Visualisation of Hierarchical Clustering#

Now that we have performed the hierarchical clustering, it is time to visualise the results. First of all, let’s look at the data with colours based on the clusters that have been assigned. We can do this for any number of clusters.

fig, ax = plt.subplots(1, 3, figsize=(15, 4))

for i, clusters in enumerate([2, 3, 4]):
    for k, v in clusters_list[-clusters].items():
        ax[i].scatter(X[v, 0], X[v, 1], label=k)
        ax[i].set_xlabel('x1')
        ax[i].set_ylabel('x2')
        ax[i].set_title(f'Clusters: {clusters}')
plt.show()
../_images/2eedc7b418cb1938f4a60e0884adffa83b0a266e0a536218d1778e645cc2b513.png

Unsurprisingly, three clusters are the best representation of the data. However, four is also quite convincing.

The following visualisation we can use can help us understand the groupings in our hierarchical clustering. This is called a dendrogram and represents the connectivity of the clusters at each step of the algorithm.
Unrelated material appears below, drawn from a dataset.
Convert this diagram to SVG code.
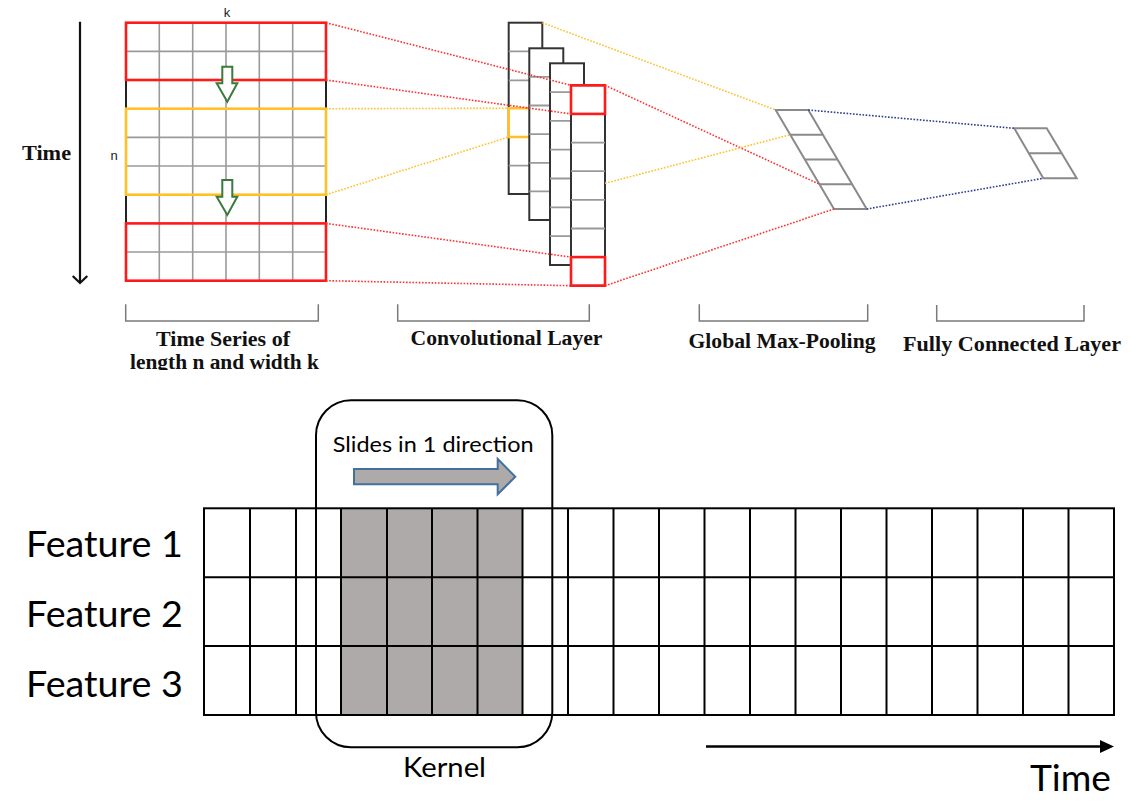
<svg xmlns="http://www.w3.org/2000/svg" width="1144" height="806" viewBox="0 0 1144 806">
<style>
.ser{font-family:"Liberation Serif","Times New Roman",serif;font-weight:bold;fill:#111;}
.sans{font-family:"Liberation Sans",Arial,sans-serif;fill:#222;}
.cal{font-family:Lato,"Open Sans",sans-serif;fill:#000;}
.gin{stroke:#9a9a9a;stroke-width:1.6;fill:none;}
.blk{stroke:#222;stroke-width:2;fill:none;}
.red{stroke:#ff1a1a;stroke-width:2.6;fill:none;}
.yel{stroke:#ffc02a;stroke-width:2.6;fill:none;}
.col{fill:#fff;stroke:#333;stroke-width:2;}
.cin{stroke:#999;stroke-width:1.8;}
.dr{stroke:#ff3030;stroke-width:1.6;stroke-dasharray:1.6 1.6;fill:none;}
.dy{stroke:#ffc02a;stroke-width:1.6;stroke-dasharray:1.6 1.6;fill:none;}
.db{stroke:#2a3f8f;stroke-width:1.6;stroke-dasharray:1.6 1.6;fill:none;}
.pg{stroke:#8a8a8a;stroke-width:2;fill:#fff;}
.pgl{stroke:#8a8a8a;stroke-width:2;}
.brk{stroke:#7a7a7a;stroke-width:1.5;fill:none;}
.grn{fill:#fff;stroke:#3a7a3a;stroke-width:2;}
.bg{stroke:#000;stroke-width:2;fill:none;}
</style>
<defs>
<clipPath id="clipLabel"><rect x="0" y="0" width="1144" height="370"/></clipPath>
</defs>

<!-- Left time axis -->
<g id="time-axis-top">
<line x1="80" y1="21.7" x2="80" y2="282.5" stroke="#111" stroke-width="2.2"/>
<polyline points="72.7,276 80,283 87.3,276" fill="none" stroke="#111" stroke-width="2.2"/>
<text class="ser" x="46.5" y="160" font-size="22" text-anchor="middle" textLength="49" lengthAdjust="spacingAndGlyphs">Time</text>
</g>

<!-- Input time series grid -->
<g id="input-series">
<g class="gin">
<line x1="159.3" y1="22.7" x2="159.3" y2="280.7"/>
<line x1="192.7" y1="22.7" x2="192.7" y2="280.7"/>
<line x1="226" y1="22.7" x2="226" y2="280.7"/>
<line x1="259.3" y1="22.7" x2="259.3" y2="280.7"/>
<line x1="292.7" y1="22.7" x2="292.7" y2="280.7"/>
<line x1="126" y1="51.4" x2="326" y2="51.4"/>
<line x1="126" y1="137.4" x2="326" y2="137.4"/>
<line x1="126" y1="166" x2="326" y2="166"/>
<line x1="126" y1="252" x2="326" y2="252"/>
</g>
<line class="blk" x1="126" y1="80" x2="126" y2="223.4"/>
<line class="blk" x1="326" y1="80" x2="326" y2="223.4"/>
<rect class="yel" x="126" y="108.7" width="200" height="86"/>
<rect class="red" x="126" y="22.7" width="200" height="57.3"/>
<rect class="red" x="126" y="223.4" width="200" height="57.3"/>
<polygon class="grn" points="222.3,66.7 232.3,66.7 232.3,83.3 237.3,83.3 227.3,101.7 216.7,83.3 222.3,83.3"/>
<polygon class="grn" points="222.3,180 232.3,180 232.3,196.7 237.3,196.7 227.3,215 216.7,196.7 222.3,196.7"/>
<text class="sans" x="227" y="17" font-size="13" text-anchor="middle">k</text>
<text class="sans" x="114" y="159.5" font-size="13" text-anchor="middle">n</text>
</g>

<!-- Convolutional layer -->
<g id="conv-layer">
<rect class="col" x="508.7" y="22.7" width="33.6" height="171.3"/>
<g class="cin">
<line x1="508.7" y1="51.3" x2="542.3" y2="51.3"/>
<line x1="508.7" y1="80.3" x2="542.3" y2="80.3"/>
<line x1="508.7" y1="165.7" x2="542.3" y2="165.7"/>
</g>
<polyline class="yel" points="529.3,108.3 508.7,108.3 508.7,137 529.3,137"/>
<rect class="col" x="529.3" y="48.3" width="34" height="171.7"/>
<g class="cin">
<line x1="529.3" y1="76.9" x2="563.3" y2="76.9"/>
<line x1="529.3" y1="105.5" x2="563.3" y2="105.5"/>
<line x1="529.3" y1="134.1" x2="563.3" y2="134.1"/>
<line x1="529.3" y1="162.8" x2="563.3" y2="162.8"/>
<line x1="529.3" y1="191.4" x2="563.3" y2="191.4"/>
</g>
<rect class="col" x="550" y="63.3" width="34" height="201.7"/>
<g class="cin">
<line x1="550" y1="92.1" x2="584" y2="92.1"/>
<line x1="550" y1="120.9" x2="584" y2="120.9"/>
<line x1="550" y1="149.7" x2="584" y2="149.7"/>
<line x1="550" y1="178.5" x2="584" y2="178.5"/>
<line x1="550" y1="207.4" x2="584" y2="207.4"/>
<line x1="550" y1="236.2" x2="584" y2="236.2"/>
</g>
<rect class="col" x="571" y="85.3" width="34" height="200.4"/>
<g class="cin">
<line x1="571" y1="142.6" x2="605" y2="142.6"/>
<line x1="571" y1="171.2" x2="605" y2="171.2"/>
<line x1="571" y1="199.8" x2="605" y2="199.8"/>
<line x1="571" y1="228.5" x2="605" y2="228.5"/>
</g>
<rect class="red" x="571" y="85.3" width="34" height="28.6"/>
<rect class="red" x="571" y="257.1" width="34" height="28.6"/>
</g>

<!-- Global max pooling -->
<g id="max-pooling">
<polygon class="pg" points="775.7,110 808.3,110 866.7,209 834,209"/>
<line class="pgl" x1="790.3" y1="134.7" x2="822.9" y2="134.7"/>
<line class="pgl" x1="804.9" y1="159.5" x2="837.5" y2="159.5"/>
<line class="pgl" x1="819.4" y1="184.2" x2="852" y2="184.2"/>
</g>

<!-- Fully connected -->
<g id="fully-connected">
<polygon class="pg" points="1014.3,128.3 1046.7,128.3 1076.7,178.3 1043.3,178.3"/>
<line class="pgl" x1="1028.8" y1="153.3" x2="1061.7" y2="153.3"/>
</g>

<!-- Dotted connectors -->
<g id="connectors">
<line class="dr" x1="326" y1="22.7" x2="571" y2="85.3"/>
<line class="dr" x1="326" y1="80" x2="571" y2="113.9"/>
<line class="dr" x1="326" y1="223.4" x2="571" y2="257.1"/>
<line class="dr" x1="326" y1="280.7" x2="571" y2="285.7"/>
<line class="dr" x1="605" y1="85.3" x2="819.4" y2="184.2"/>
<line class="dr" x1="605" y1="285.7" x2="834" y2="209"/>
<line class="dy" x1="326" y1="108.7" x2="508.7" y2="108.3"/>
<line class="dy" x1="326" y1="194.7" x2="508.7" y2="137"/>
<line class="dy" x1="542.3" y1="22.7" x2="775.7" y2="110"/>
<line class="dy" x1="605" y1="183.3" x2="790.3" y2="134.7"/>
<line class="db" x1="808.3" y1="110" x2="1014.3" y2="128.3"/>
<line class="db" x1="866.7" y1="209" x2="1043.3" y2="178.3"/>
</g>

<!-- Brackets and labels -->
<g id="label-series">
<polyline class="brk" points="125.7,304.3 125.7,321 318.3,321 318.3,304.3"/>
<g clip-path="url(#clipLabel)">
<text class="ser" x="223" y="346" font-size="21.6" text-anchor="middle" textLength="134" lengthAdjust="spacingAndGlyphs">Time Series of</text>
<text class="ser" x="224.5" y="368.5" font-size="21.6" text-anchor="middle" textLength="189" lengthAdjust="spacingAndGlyphs">length n and width k</text>
</g>
</g>
<g id="label-conv">
<polyline class="brk" points="397.7,304.3 397.7,321 589.3,321 589.3,304.3"/>
<text class="ser" x="506.5" y="345" font-size="21.6" text-anchor="middle" textLength="192" lengthAdjust="spacingAndGlyphs">Convolutional Layer</text>
</g>
<g id="label-pool">
<polyline class="brk" points="699.3,304.3 699.3,321 867.7,321 867.7,304.3"/>
<text class="ser" x="782" y="348" font-size="21.6" text-anchor="middle" textLength="187" lengthAdjust="spacingAndGlyphs">Global Max-Pooling</text>
</g>
<g id="label-fc">
<polyline class="brk" points="936.7,305 936.7,321 1084,321 1084,305"/>
<text class="ser" x="1012" y="351" font-size="21.6" text-anchor="middle" textLength="218" lengthAdjust="spacingAndGlyphs">Fully Connected Layer</text>
</g>

<!-- Bottom: feature grid -->
<g id="feature-grid">
<rect x="341" y="508.3" width="181.5" height="206.7" fill="#aeaaaa"/>
<g class="bg">
<rect x="204" y="508.3" width="910" height="206.7"/>
<line x1="204" y1="577.3" x2="1114" y2="577.3"/>
<line x1="204" y1="646" x2="1114" y2="646"/>
<line x1="250" y1="508.3" x2="250" y2="715"/>
<line x1="296" y1="508.3" x2="296" y2="715"/>
<line x1="341" y1="508.3" x2="341" y2="715"/>
<line x1="387" y1="508.3" x2="387" y2="715"/>
<line x1="432" y1="508.3" x2="432" y2="715"/>
<line x1="477.5" y1="508.3" x2="477.5" y2="715"/>
<line x1="522.5" y1="508.3" x2="522.5" y2="715"/>
<line x1="568" y1="508.3" x2="568" y2="715"/>
<line x1="613.5" y1="508.3" x2="613.5" y2="715"/>
<line x1="659" y1="508.3" x2="659" y2="715"/>
<line x1="704.5" y1="508.3" x2="704.5" y2="715"/>
<line x1="750" y1="508.3" x2="750" y2="715"/>
<line x1="795.5" y1="508.3" x2="795.5" y2="715"/>
<line x1="841" y1="508.3" x2="841" y2="715"/>
<line x1="886.5" y1="508.3" x2="886.5" y2="715"/>
<line x1="932" y1="508.3" x2="932" y2="715"/>
<line x1="977.5" y1="508.3" x2="977.5" y2="715"/>
<line x1="1023" y1="508.3" x2="1023" y2="715"/>
<line x1="1068.5" y1="508.3" x2="1068.5" y2="715"/>
</g>
<text class="cal" x="26" y="557" font-size="37" textLength="157" lengthAdjust="spacingAndGlyphs">Feature 1</text>
<text class="cal" x="26" y="627" font-size="37" textLength="157" lengthAdjust="spacingAndGlyphs">Feature 2</text>
<text class="cal" x="26" y="697" font-size="37" textLength="157" lengthAdjust="spacingAndGlyphs">Feature 3</text>
</g>

<!-- Kernel -->
<g id="kernel">
<rect x="316" y="400.3" width="236.3" height="347" rx="35" ry="35" fill="none" stroke="#000" stroke-width="2"/>
<text class="cal" x="332.7" y="452" font-size="21.5" textLength="201" lengthAdjust="spacingAndGlyphs">Slides in 1 direction</text>
<polygon points="354,469 497.7,469 497.7,459 515.3,476.7 497.7,494.3 497.7,484.3 354,484.3" fill="#aeaaaa" stroke="#41719c" stroke-width="2"/>
<text class="cal" x="403" y="777" font-size="27" textLength="83" lengthAdjust="spacingAndGlyphs">Kernel</text>
</g>

<!-- Time arrow bottom -->
<g id="time-axis-bottom">
<line x1="706" y1="746.5" x2="1102" y2="746.5" stroke="#000" stroke-width="2.5"/>
<polygon points="1100,740 1114,746.5 1100,753" fill="#000"/>
<text class="cal" x="1030" y="791" font-size="37" textLength="81" lengthAdjust="spacingAndGlyphs">Time</text>
</g>
</svg>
from scipy.cluster.hierarchy import dendrogram as dendrogram_plot
from helper import dendrogram_convert

dg = dendrogram_plot(dendrogram_convert(dendrogram))
../_images/7c38dace28dc4ed9aa8319eafa315b73b6278e1dcc66ad14793b2463a19f9e3c.png

The dendrogram lets us see the connectivity but can also be used to determine how many clusters are meaningful. The areas with the largest vertical distance represent places where clusters very far apart have been linked. Hence, there is a large distance between four clusters (around 1 on the y-axis) and five clusters (around 0.87 on the y-axis).